▶ **EXERCISE PROMPT**
Which lines below hold the word "matplotlib"? Copy all of them.

(Extracted records)
·····
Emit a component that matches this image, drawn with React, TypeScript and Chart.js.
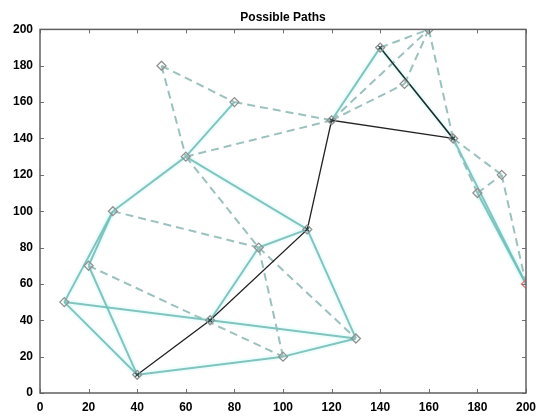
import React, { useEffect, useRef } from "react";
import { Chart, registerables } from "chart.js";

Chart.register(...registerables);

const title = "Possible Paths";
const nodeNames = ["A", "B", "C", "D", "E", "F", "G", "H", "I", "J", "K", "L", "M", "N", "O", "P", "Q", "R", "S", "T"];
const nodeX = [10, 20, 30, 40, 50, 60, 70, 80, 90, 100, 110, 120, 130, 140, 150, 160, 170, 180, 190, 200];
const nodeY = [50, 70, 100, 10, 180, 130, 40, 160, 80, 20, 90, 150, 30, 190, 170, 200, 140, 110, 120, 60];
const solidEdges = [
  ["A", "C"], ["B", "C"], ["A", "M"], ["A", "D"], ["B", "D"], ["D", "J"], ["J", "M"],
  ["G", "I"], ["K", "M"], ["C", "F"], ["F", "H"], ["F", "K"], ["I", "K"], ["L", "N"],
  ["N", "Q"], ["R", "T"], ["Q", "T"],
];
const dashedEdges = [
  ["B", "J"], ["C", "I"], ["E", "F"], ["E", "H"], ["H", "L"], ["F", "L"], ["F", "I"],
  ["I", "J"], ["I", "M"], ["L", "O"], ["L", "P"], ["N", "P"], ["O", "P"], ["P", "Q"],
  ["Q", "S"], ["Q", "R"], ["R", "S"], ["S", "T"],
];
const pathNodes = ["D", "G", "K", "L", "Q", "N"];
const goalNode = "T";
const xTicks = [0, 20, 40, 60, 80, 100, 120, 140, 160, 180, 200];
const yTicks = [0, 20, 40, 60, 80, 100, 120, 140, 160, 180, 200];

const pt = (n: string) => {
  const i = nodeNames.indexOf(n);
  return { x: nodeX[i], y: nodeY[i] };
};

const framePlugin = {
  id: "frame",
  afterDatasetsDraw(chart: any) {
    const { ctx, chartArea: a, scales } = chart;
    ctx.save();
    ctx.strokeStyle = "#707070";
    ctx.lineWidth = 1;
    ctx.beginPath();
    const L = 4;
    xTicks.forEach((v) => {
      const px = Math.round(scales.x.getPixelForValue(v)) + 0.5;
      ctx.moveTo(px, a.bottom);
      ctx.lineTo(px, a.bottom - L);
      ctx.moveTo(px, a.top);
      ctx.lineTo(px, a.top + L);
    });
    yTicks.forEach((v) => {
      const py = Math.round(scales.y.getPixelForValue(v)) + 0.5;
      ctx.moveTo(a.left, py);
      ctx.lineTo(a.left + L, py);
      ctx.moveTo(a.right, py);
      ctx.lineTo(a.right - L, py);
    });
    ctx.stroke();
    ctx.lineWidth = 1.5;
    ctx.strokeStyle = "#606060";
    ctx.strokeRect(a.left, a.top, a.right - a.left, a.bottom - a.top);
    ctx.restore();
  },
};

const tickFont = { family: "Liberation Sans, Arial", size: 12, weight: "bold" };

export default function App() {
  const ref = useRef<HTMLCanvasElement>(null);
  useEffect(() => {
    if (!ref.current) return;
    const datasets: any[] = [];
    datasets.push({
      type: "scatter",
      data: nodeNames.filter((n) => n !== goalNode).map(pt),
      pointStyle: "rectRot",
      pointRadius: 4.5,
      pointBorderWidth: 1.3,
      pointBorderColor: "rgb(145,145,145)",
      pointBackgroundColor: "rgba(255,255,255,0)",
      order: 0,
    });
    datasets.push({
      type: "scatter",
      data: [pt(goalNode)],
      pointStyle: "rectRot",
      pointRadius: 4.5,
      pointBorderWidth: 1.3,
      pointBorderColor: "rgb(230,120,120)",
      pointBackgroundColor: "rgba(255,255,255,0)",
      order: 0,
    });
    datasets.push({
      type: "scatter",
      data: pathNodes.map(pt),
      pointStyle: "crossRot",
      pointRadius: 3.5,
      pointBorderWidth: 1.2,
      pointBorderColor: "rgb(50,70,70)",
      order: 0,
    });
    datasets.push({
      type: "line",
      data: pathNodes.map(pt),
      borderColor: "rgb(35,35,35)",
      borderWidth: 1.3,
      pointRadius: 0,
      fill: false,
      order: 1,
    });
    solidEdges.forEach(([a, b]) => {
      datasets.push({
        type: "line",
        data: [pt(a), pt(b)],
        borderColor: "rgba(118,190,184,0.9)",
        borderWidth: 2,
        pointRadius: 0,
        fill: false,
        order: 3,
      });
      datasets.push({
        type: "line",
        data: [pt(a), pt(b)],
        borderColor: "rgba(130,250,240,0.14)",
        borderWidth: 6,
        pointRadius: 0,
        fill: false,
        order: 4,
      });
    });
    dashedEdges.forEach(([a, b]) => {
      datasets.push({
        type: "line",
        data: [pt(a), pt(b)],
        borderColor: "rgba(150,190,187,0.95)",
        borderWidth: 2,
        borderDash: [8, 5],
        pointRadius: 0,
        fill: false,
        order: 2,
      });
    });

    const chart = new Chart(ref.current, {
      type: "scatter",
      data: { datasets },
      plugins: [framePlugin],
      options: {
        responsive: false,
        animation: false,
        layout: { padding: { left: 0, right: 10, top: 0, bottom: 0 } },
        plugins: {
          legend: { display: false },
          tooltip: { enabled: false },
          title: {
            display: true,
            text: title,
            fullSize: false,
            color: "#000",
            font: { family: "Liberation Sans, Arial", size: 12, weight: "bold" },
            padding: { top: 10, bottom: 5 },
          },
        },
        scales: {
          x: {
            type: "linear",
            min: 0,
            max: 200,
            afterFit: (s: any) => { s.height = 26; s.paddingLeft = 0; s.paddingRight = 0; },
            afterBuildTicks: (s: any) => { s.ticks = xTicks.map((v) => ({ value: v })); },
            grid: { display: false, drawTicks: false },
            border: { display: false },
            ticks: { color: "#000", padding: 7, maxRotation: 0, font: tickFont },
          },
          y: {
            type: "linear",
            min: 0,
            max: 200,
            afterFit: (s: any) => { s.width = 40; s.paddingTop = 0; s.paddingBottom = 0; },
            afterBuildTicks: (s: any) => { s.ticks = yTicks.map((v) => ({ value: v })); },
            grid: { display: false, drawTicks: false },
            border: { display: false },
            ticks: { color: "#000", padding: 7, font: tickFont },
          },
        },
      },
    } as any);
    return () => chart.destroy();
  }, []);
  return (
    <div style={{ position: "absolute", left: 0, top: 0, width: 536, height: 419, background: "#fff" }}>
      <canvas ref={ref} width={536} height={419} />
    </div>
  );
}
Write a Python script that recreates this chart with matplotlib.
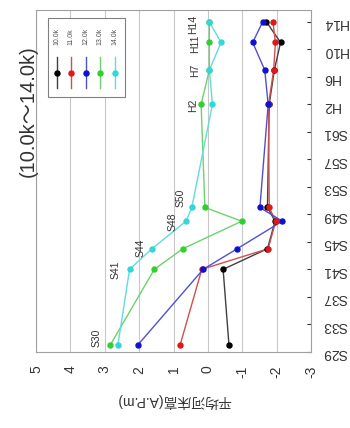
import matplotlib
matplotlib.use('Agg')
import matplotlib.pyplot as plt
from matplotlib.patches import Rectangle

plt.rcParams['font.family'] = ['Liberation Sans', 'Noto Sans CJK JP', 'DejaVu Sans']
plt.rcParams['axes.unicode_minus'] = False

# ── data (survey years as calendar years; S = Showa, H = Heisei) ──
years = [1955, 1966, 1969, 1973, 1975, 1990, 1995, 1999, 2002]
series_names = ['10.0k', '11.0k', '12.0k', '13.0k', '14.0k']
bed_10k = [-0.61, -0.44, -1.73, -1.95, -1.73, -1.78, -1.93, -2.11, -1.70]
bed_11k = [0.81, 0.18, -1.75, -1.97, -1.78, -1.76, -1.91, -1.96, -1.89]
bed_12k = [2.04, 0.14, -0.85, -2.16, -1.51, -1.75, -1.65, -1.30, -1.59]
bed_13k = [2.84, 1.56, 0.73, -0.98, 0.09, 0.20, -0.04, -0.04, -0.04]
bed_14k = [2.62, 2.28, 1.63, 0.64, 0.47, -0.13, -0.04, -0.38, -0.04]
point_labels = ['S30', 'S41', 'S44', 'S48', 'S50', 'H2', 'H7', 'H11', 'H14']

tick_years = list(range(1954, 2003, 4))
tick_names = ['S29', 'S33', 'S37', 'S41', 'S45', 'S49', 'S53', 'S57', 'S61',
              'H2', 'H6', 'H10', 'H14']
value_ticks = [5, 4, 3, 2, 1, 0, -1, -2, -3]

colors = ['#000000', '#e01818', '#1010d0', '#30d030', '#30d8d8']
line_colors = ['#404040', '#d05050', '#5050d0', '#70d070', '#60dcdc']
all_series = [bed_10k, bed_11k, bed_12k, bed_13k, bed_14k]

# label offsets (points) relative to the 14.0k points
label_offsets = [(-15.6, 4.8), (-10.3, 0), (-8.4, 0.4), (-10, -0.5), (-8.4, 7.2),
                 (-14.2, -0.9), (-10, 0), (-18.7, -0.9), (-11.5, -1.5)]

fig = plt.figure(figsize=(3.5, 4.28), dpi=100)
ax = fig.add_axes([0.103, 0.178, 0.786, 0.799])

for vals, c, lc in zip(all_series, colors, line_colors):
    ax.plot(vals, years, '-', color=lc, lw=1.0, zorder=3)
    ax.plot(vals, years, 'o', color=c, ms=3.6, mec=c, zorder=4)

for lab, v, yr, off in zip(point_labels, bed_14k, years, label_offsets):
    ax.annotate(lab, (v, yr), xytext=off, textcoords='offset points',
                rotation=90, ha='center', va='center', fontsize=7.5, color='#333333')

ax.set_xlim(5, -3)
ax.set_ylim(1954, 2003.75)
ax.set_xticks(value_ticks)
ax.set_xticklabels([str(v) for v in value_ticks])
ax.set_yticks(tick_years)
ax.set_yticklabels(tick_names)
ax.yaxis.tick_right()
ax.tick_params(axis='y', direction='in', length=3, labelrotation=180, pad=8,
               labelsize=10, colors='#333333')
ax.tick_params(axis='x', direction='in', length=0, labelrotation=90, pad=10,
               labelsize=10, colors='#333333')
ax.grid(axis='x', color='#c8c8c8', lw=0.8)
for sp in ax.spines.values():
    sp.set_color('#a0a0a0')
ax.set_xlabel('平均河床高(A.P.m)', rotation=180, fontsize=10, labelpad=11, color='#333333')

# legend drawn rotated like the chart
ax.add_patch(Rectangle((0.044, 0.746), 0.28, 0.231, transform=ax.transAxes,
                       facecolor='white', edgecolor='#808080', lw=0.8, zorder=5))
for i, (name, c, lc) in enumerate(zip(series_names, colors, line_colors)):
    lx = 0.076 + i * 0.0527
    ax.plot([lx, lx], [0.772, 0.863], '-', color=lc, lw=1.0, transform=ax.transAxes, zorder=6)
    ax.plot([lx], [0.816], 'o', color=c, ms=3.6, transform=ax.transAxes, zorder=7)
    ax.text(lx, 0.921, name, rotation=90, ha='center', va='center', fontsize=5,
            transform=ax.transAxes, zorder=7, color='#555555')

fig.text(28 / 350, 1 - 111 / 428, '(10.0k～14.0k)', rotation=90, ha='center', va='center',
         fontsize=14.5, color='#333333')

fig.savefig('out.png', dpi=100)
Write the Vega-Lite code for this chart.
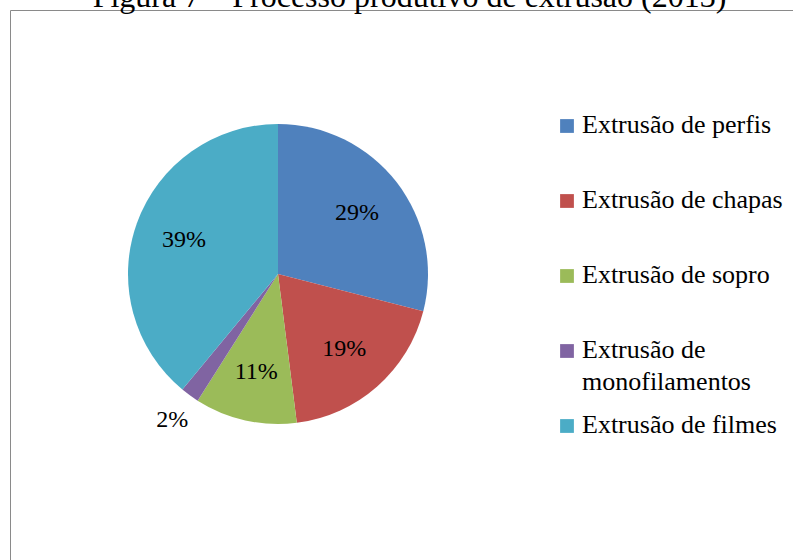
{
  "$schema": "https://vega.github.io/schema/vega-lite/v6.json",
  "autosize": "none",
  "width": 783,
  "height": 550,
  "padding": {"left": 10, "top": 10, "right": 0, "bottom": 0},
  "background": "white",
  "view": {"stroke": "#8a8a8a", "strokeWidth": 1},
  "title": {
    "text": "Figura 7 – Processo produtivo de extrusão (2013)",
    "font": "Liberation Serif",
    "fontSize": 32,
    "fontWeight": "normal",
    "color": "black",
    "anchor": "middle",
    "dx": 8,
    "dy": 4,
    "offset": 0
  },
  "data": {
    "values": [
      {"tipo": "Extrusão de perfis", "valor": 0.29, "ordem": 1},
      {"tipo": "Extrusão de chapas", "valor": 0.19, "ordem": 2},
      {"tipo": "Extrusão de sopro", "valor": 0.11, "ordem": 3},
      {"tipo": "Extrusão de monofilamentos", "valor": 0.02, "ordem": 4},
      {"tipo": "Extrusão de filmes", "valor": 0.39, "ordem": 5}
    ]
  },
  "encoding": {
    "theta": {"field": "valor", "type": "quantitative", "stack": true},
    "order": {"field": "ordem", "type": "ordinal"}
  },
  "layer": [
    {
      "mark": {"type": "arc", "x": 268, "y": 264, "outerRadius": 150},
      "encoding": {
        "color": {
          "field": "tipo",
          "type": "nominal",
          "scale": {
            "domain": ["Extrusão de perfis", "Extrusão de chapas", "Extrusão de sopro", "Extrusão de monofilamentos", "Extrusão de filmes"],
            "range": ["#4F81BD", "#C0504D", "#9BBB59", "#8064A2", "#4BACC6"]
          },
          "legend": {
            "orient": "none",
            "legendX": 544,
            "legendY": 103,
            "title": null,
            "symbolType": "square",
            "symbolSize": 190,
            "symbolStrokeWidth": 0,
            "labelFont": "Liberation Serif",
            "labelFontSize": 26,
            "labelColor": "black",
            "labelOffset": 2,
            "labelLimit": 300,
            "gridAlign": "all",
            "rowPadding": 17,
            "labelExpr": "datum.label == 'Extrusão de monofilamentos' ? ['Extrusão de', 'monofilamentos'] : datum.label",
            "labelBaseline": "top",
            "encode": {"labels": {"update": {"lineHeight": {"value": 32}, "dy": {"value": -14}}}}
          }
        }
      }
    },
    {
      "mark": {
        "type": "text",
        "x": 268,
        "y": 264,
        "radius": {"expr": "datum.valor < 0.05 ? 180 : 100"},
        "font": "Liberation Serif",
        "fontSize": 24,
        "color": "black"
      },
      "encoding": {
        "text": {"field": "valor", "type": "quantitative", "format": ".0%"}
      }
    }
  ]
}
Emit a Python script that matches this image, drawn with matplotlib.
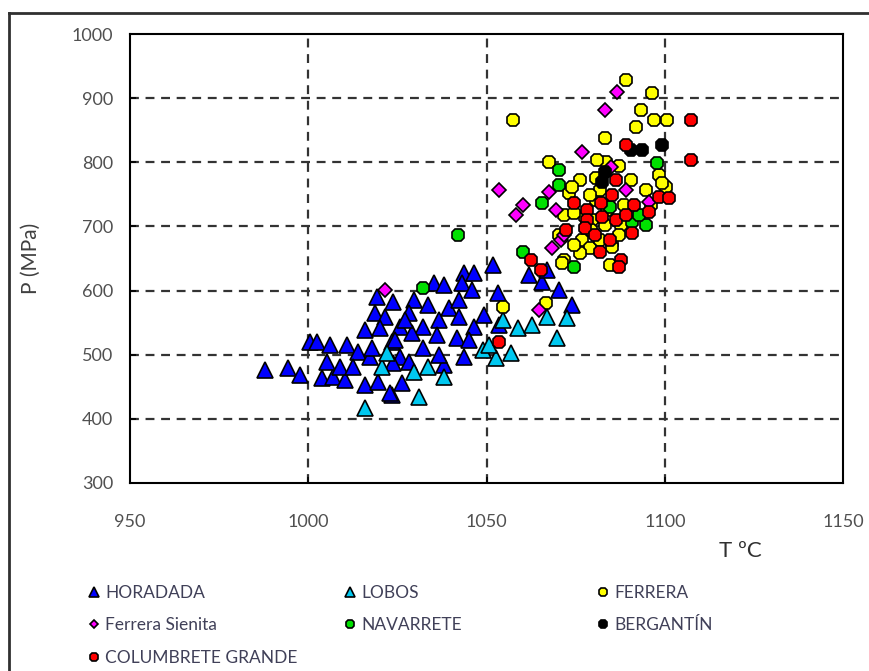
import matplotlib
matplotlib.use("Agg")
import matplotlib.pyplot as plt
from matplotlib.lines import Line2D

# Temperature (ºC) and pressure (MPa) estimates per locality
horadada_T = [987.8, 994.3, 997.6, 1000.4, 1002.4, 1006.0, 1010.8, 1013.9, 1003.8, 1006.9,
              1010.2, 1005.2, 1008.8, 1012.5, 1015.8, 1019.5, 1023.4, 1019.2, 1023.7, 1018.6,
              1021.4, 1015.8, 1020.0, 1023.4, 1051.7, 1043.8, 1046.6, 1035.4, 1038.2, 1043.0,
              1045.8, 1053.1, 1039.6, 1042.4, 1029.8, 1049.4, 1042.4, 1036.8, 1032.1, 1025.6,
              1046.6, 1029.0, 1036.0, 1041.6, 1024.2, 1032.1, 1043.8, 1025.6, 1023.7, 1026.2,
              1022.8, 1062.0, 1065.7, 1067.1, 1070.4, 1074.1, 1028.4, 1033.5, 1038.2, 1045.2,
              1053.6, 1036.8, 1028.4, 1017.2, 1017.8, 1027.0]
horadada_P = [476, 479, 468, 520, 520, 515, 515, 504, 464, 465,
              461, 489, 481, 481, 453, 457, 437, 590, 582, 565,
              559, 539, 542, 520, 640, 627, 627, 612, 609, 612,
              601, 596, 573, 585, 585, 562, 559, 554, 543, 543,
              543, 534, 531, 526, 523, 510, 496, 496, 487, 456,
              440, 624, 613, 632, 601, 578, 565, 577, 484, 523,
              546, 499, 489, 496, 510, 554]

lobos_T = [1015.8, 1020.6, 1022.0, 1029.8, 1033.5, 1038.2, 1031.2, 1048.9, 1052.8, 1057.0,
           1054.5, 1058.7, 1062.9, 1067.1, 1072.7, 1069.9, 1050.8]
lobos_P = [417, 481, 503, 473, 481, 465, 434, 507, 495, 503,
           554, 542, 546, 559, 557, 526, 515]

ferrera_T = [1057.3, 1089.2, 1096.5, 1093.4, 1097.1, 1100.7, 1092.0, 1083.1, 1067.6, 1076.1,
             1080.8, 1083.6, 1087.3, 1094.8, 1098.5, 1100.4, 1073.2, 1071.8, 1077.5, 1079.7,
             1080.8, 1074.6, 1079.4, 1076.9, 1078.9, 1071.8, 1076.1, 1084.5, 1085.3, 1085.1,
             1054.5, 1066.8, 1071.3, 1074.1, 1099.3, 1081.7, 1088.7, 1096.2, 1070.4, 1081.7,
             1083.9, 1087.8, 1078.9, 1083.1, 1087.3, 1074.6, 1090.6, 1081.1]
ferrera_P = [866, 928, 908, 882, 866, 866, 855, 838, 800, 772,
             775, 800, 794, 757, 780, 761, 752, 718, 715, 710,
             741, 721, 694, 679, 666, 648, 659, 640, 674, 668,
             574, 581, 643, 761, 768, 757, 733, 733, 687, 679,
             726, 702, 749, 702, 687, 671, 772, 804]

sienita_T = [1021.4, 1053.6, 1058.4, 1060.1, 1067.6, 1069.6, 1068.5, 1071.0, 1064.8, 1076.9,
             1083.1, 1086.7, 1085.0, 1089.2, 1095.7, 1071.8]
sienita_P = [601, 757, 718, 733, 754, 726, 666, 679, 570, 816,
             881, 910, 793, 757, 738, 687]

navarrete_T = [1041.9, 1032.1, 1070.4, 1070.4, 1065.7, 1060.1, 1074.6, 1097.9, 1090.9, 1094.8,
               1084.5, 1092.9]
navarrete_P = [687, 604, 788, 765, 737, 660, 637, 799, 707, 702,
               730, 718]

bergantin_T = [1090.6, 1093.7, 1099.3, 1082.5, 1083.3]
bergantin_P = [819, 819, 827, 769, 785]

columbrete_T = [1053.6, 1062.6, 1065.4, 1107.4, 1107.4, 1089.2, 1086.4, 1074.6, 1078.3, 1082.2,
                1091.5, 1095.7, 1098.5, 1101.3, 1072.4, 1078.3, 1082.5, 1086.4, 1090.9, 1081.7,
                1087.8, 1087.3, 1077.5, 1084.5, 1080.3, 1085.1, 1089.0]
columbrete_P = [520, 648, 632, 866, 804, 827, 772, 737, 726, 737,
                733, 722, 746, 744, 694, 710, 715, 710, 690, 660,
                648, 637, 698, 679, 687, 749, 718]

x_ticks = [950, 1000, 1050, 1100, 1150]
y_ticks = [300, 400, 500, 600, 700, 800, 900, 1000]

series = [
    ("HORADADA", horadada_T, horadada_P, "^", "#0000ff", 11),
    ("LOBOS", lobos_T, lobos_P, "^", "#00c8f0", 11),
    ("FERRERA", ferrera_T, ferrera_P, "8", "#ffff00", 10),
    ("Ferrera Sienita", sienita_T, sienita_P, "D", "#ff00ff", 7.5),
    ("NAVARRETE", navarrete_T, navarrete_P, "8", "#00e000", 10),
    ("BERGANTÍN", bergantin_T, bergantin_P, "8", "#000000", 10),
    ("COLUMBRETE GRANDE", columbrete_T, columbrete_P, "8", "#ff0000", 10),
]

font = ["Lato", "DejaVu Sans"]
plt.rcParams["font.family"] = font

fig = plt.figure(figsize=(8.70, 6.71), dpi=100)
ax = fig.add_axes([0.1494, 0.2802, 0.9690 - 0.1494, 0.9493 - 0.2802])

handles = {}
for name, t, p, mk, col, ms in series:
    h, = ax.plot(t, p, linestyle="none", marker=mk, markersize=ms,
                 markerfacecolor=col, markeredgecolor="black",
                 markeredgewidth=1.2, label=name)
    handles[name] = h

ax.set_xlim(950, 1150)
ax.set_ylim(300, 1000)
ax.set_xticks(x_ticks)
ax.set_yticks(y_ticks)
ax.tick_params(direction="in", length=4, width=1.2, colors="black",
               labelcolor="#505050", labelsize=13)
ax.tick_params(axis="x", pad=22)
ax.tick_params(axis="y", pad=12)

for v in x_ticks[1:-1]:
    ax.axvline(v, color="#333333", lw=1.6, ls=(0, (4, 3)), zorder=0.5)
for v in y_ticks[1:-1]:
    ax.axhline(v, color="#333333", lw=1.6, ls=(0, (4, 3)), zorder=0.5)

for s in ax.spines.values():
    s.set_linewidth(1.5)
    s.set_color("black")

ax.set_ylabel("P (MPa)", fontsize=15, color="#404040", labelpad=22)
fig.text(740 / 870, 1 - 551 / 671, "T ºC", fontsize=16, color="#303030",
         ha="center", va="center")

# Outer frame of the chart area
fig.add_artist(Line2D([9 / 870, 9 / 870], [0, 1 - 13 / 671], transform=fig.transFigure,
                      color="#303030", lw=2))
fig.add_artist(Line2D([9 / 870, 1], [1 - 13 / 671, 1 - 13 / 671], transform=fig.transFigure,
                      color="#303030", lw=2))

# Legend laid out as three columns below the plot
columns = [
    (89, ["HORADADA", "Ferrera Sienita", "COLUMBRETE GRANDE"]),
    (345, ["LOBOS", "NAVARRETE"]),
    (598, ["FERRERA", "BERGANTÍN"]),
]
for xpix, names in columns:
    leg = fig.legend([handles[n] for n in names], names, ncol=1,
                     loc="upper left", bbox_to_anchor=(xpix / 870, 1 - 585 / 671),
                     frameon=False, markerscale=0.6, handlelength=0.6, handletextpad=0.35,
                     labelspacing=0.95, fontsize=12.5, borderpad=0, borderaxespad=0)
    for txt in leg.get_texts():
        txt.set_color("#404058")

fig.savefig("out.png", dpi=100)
·····
▶ **THE REPLY**
Write a Python script that recreates this chart with matplotlib.
import matplotlib
matplotlib.use('Agg')
import matplotlib.pyplot as plt
from matplotlib.patches import Rectangle
Emit a Python script that matches this image, drawn with matplotlib.
import matplotlib
matplotlib.use("Agg")
import matplotlib.pyplot as plt
from matplotlib.lines import Line2D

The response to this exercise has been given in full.